To be done: Give again only the lines running from the one with "Write a Python" through the one with "ax.set_ylabel('Route quality', labelpad=18.5)", inclusive. Omit every picture.

Extracted data entries:
▶

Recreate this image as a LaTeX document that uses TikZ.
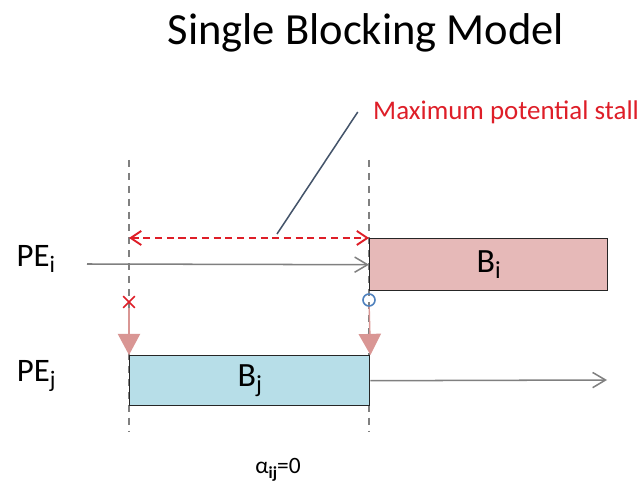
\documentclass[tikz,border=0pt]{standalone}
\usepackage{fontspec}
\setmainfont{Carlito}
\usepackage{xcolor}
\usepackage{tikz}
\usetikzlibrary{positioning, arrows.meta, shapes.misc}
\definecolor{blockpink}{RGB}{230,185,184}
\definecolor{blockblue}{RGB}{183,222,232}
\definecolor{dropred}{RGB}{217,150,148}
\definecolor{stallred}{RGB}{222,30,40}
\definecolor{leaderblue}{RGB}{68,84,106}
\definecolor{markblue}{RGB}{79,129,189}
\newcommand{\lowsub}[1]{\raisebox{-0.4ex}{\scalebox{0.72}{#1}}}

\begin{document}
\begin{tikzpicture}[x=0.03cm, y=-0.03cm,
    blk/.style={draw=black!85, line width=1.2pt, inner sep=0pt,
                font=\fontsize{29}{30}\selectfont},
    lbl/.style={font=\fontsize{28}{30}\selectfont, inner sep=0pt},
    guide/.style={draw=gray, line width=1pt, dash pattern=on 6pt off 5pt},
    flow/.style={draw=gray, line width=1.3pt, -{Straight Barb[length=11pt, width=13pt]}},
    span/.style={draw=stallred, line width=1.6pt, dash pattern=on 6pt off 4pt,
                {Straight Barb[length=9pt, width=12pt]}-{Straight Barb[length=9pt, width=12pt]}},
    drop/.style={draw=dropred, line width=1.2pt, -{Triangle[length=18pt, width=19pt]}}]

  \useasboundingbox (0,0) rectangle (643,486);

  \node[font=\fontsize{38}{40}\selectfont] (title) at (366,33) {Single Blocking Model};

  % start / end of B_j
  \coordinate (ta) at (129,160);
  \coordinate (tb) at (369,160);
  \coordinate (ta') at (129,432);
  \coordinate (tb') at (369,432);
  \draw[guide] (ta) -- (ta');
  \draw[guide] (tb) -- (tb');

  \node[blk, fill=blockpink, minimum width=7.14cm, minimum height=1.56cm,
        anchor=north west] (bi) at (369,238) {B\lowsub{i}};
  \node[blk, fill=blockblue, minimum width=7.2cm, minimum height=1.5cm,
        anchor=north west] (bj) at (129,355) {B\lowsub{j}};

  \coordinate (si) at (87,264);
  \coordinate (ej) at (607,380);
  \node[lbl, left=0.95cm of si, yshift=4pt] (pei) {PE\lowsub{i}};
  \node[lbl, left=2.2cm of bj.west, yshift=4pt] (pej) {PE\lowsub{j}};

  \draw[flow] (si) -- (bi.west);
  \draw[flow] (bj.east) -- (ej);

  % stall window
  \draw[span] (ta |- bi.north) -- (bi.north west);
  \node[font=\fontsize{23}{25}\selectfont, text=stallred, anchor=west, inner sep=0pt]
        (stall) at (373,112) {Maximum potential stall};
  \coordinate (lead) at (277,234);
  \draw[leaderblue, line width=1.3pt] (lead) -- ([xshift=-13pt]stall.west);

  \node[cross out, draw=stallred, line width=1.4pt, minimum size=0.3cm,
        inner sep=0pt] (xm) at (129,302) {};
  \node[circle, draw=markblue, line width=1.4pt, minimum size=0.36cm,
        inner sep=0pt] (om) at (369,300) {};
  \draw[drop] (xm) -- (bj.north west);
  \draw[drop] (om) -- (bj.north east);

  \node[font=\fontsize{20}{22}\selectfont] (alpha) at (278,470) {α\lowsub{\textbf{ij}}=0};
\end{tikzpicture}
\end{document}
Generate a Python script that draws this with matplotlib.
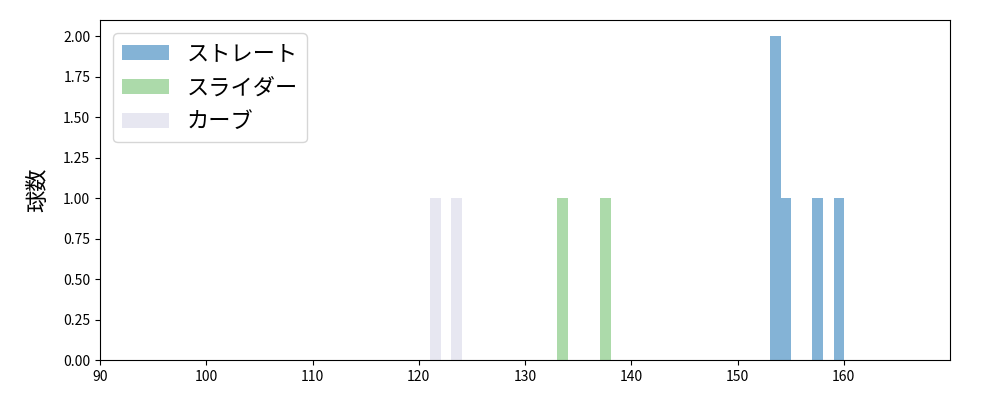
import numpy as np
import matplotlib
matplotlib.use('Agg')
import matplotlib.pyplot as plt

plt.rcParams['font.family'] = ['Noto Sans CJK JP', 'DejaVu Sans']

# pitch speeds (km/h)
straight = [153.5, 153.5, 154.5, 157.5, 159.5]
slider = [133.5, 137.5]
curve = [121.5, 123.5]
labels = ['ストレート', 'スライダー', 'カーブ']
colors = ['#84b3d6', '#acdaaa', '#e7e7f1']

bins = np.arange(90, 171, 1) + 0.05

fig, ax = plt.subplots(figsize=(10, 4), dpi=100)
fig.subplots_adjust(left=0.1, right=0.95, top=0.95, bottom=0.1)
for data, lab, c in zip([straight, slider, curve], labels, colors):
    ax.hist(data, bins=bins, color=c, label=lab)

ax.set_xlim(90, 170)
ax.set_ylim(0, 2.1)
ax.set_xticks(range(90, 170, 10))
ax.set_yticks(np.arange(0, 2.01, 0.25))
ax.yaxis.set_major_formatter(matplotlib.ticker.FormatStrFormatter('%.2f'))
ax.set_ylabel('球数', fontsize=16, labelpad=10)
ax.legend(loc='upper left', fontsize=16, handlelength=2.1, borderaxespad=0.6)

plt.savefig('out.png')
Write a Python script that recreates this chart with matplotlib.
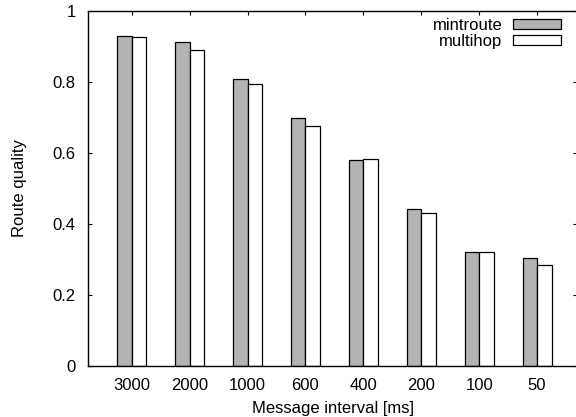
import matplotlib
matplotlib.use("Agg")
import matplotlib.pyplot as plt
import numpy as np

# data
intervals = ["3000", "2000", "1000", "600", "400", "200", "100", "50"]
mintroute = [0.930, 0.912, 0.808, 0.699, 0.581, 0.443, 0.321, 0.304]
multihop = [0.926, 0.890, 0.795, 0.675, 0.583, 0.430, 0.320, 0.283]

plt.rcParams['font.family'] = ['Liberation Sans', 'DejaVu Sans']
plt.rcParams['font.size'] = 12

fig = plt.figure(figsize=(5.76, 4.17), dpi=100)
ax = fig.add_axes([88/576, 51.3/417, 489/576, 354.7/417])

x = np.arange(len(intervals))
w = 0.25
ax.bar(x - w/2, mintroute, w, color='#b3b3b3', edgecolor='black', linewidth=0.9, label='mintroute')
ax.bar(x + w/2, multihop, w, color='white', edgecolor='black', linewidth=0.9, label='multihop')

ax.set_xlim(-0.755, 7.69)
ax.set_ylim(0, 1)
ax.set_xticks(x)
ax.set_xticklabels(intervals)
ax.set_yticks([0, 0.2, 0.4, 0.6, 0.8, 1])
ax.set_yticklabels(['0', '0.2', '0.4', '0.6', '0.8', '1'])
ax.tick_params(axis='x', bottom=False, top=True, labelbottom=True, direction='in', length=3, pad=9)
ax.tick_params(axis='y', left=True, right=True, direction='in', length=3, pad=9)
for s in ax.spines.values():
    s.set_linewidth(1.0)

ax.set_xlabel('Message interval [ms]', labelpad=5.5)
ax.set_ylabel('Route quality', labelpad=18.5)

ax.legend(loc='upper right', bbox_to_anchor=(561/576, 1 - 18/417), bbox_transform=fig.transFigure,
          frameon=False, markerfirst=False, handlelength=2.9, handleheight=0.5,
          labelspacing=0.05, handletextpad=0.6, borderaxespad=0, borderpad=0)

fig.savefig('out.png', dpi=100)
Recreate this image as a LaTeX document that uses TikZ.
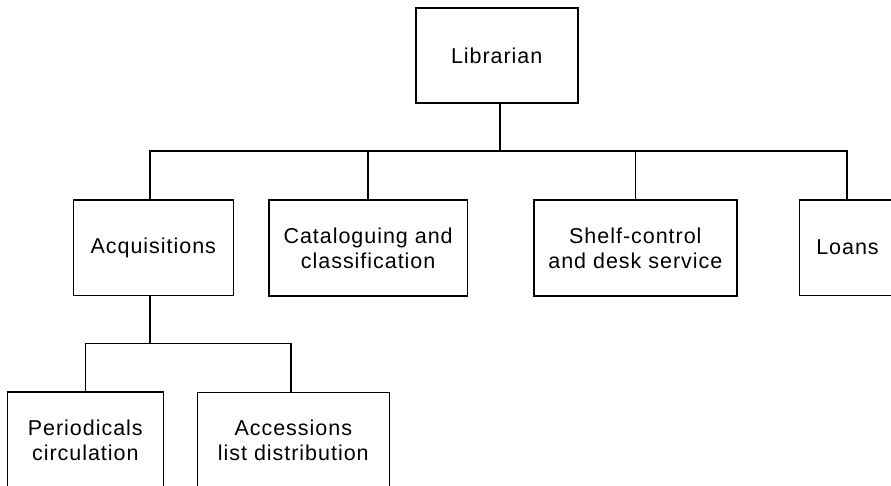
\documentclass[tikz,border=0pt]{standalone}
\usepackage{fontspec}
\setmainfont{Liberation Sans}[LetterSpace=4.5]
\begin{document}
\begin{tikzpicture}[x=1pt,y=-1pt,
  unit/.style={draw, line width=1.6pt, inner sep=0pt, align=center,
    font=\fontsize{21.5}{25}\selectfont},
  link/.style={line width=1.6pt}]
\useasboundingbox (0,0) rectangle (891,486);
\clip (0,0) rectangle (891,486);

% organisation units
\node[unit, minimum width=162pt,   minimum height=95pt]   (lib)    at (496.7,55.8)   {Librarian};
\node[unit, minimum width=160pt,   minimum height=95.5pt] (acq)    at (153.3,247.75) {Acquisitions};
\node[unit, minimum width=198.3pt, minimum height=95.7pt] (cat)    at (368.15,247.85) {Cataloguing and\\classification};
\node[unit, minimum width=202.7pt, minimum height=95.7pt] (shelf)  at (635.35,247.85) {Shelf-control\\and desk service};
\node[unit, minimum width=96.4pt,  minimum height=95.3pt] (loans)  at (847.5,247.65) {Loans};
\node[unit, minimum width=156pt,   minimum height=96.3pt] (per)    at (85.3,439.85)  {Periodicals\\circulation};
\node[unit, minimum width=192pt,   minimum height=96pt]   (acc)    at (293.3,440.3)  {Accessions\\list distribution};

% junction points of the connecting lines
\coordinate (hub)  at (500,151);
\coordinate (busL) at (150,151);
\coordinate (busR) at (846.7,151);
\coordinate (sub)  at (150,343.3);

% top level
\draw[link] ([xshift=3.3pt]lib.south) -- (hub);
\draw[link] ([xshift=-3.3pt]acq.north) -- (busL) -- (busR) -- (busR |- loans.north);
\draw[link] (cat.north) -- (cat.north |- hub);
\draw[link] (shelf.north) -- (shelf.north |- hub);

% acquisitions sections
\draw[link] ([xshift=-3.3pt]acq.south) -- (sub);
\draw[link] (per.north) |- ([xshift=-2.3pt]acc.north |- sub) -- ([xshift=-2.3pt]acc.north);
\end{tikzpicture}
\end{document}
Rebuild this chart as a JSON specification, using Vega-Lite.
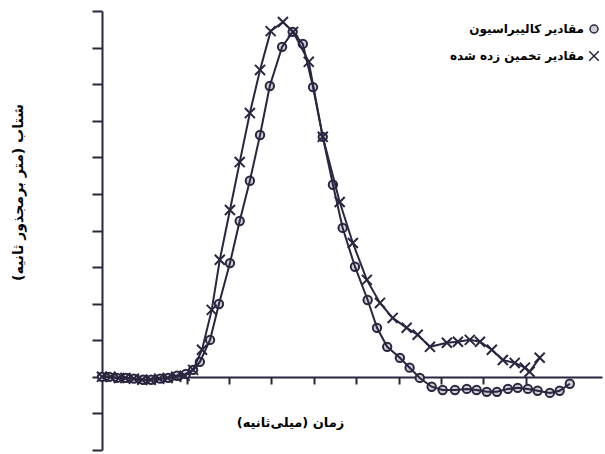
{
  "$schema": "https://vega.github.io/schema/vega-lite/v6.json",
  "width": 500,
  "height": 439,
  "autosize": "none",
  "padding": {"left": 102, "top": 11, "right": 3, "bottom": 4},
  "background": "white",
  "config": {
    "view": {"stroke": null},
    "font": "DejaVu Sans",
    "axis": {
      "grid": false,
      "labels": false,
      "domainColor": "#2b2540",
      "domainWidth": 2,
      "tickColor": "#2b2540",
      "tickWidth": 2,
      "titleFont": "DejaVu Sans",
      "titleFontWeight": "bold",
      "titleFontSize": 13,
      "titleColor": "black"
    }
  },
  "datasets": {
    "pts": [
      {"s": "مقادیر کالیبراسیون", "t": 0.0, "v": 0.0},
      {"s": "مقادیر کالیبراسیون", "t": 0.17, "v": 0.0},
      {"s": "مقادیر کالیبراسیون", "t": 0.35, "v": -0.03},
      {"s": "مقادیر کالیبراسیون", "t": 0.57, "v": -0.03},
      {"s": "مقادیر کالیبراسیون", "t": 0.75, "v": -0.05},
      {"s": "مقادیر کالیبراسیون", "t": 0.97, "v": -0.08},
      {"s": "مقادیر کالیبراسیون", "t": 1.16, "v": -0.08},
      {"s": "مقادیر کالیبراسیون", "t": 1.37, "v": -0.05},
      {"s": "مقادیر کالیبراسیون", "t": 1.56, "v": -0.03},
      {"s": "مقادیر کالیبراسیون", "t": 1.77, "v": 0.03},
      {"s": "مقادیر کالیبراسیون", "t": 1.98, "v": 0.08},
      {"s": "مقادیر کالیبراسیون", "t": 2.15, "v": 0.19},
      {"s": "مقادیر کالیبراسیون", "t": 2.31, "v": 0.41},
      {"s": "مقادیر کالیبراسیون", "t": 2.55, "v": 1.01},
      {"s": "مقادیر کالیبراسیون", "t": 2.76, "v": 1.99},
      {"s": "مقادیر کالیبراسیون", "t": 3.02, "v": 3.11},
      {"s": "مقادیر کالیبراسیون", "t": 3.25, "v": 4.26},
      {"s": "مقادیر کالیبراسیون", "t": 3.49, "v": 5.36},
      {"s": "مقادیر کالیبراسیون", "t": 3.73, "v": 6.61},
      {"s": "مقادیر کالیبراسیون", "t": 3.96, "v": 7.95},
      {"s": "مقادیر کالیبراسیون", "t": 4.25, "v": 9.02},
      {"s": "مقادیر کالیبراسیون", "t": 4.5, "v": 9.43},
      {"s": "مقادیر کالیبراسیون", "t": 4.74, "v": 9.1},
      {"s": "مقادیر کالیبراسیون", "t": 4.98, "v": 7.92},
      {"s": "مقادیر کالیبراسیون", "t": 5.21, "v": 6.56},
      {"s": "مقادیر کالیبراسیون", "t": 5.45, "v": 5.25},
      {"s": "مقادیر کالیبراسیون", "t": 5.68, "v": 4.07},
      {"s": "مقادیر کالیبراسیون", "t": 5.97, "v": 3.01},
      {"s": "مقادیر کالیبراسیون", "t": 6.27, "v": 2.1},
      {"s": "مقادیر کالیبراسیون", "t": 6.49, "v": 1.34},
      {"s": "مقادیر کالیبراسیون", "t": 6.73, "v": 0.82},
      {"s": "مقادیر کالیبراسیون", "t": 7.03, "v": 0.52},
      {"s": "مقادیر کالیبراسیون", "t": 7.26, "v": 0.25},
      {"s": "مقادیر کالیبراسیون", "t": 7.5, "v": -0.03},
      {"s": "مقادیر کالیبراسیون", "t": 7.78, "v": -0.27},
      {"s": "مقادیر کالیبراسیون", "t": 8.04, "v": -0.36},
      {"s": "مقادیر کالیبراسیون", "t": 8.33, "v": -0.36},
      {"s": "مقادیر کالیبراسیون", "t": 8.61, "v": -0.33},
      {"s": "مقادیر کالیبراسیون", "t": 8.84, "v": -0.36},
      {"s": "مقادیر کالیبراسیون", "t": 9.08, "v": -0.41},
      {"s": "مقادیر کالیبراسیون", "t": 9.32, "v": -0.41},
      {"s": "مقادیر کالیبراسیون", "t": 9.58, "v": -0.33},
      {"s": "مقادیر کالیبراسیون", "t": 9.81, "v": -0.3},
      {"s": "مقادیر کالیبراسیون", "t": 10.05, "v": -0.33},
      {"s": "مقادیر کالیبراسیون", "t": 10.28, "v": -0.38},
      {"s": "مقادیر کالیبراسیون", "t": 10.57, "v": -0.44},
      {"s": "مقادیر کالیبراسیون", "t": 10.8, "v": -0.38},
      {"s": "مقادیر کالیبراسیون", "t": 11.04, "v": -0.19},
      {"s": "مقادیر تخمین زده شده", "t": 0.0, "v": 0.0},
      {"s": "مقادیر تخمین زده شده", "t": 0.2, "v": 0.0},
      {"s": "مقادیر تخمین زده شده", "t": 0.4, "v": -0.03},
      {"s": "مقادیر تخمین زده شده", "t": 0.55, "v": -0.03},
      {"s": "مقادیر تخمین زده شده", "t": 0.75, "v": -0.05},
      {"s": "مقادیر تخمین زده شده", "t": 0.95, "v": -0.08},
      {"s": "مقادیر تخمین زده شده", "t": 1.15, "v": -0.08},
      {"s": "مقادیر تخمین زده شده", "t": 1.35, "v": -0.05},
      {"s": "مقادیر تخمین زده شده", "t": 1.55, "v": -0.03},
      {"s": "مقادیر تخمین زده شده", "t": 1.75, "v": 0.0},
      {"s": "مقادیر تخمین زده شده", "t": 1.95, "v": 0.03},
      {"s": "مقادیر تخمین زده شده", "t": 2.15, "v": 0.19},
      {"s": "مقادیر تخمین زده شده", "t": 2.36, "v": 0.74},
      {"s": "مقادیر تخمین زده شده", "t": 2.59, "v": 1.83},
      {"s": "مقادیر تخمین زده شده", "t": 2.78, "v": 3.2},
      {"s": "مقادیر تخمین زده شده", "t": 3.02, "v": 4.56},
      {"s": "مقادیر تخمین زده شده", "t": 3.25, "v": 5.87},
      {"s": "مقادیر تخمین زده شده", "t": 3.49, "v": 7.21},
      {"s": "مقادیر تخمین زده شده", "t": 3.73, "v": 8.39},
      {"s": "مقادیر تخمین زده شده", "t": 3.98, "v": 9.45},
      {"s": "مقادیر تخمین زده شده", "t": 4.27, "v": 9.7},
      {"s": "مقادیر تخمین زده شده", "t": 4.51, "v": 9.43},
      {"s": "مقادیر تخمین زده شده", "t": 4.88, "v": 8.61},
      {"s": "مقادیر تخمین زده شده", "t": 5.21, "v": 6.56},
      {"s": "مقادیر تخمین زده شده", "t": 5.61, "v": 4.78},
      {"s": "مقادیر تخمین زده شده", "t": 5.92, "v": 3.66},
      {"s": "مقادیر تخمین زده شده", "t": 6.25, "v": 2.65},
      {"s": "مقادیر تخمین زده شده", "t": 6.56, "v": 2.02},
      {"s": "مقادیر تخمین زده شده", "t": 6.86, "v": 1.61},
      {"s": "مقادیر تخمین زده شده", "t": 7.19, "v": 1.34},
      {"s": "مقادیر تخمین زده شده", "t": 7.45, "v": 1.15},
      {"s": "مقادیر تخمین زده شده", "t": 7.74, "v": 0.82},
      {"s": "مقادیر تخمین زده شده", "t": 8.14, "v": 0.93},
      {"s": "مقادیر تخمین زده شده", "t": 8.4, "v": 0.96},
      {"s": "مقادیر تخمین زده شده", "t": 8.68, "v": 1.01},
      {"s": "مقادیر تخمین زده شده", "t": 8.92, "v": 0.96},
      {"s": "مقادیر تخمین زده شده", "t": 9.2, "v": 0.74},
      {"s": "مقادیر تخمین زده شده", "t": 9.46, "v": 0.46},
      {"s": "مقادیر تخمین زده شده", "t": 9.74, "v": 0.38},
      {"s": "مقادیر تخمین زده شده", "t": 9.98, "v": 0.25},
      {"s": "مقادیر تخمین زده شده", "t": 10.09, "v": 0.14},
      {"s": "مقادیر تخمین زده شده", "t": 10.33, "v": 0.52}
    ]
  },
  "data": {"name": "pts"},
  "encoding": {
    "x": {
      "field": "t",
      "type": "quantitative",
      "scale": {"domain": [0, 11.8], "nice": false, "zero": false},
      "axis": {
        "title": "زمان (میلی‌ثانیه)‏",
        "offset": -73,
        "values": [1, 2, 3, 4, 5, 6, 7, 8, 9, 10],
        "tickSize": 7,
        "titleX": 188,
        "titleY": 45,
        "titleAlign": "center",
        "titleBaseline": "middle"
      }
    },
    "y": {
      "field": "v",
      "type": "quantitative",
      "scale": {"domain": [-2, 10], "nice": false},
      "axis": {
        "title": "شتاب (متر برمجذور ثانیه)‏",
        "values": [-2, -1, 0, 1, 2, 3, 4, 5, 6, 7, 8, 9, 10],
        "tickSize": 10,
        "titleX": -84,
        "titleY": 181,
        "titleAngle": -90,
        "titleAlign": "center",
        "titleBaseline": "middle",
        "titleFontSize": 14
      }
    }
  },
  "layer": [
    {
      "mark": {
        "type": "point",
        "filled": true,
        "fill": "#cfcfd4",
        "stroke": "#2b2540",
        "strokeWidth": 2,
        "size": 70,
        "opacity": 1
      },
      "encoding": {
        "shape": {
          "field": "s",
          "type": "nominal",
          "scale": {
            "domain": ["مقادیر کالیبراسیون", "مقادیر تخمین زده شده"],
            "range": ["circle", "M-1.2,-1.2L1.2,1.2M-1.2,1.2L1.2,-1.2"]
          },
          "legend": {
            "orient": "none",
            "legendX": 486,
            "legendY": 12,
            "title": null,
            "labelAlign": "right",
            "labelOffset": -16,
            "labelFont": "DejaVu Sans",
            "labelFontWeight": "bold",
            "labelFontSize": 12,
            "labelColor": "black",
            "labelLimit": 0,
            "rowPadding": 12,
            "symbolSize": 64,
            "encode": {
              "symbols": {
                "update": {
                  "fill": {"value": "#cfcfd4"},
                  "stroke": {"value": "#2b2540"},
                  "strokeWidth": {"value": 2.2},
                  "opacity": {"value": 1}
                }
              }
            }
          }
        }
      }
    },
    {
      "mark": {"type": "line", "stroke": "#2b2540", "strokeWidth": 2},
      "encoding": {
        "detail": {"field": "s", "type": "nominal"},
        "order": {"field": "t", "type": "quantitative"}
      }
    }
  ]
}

◀

Output for this task:
Write a Python script that recreates this chart with matplotlib.
import matplotlib
matplotlib.use("Agg")
import matplotlib.pyplot as plt
import numpy as np

# data
intervals = ["3000", "2000", "1000", "600", "400", "200", "100", "50"]
mintroute = [0.930, 0.912, 0.808, 0.699, 0.581, 0.443, 0.321, 0.304]
multihop = [0.926, 0.890, 0.795, 0.675, 0.583, 0.430, 0.320, 0.283]

plt.rcParams['font.family'] = ['Liberation Sans', 'DejaVu Sans']
plt.rcParams['font.size'] = 12

fig = plt.figure(figsize=(5.76, 4.17), dpi=100)
ax = fig.add_axes([88/576, 51.3/417, 489/576, 354.7/417])

x = np.arange(len(intervals))
w = 0.25
ax.bar(x - w/2, mintroute, w, color='#b3b3b3', edgecolor='black', linewidth=0.9, label='mintroute')
ax.bar(x + w/2, multihop, w, color='white', edgecolor='black', linewidth=0.9, label='multihop')

ax.set_xlim(-0.755, 7.69)
ax.set_ylim(0, 1)
ax.set_xticks(x)
ax.set_xticklabels(intervals)
ax.set_yticks([0, 0.2, 0.4, 0.6, 0.8, 1])
ax.set_yticklabels(['0', '0.2', '0.4', '0.6', '0.8', '1'])
ax.tick_params(axis='x', bottom=False, top=True, labelbottom=True, direction='in', length=3, pad=9)
ax.tick_params(axis='y', left=True, right=True, direction='in', length=3, pad=9)
for s in ax.spines.values():
    s.set_linewidth(1.0)

ax.set_xlabel('Message interval [ms]', labelpad=5.5)
ax.set_ylabel('Route quality', labelpad=18.5)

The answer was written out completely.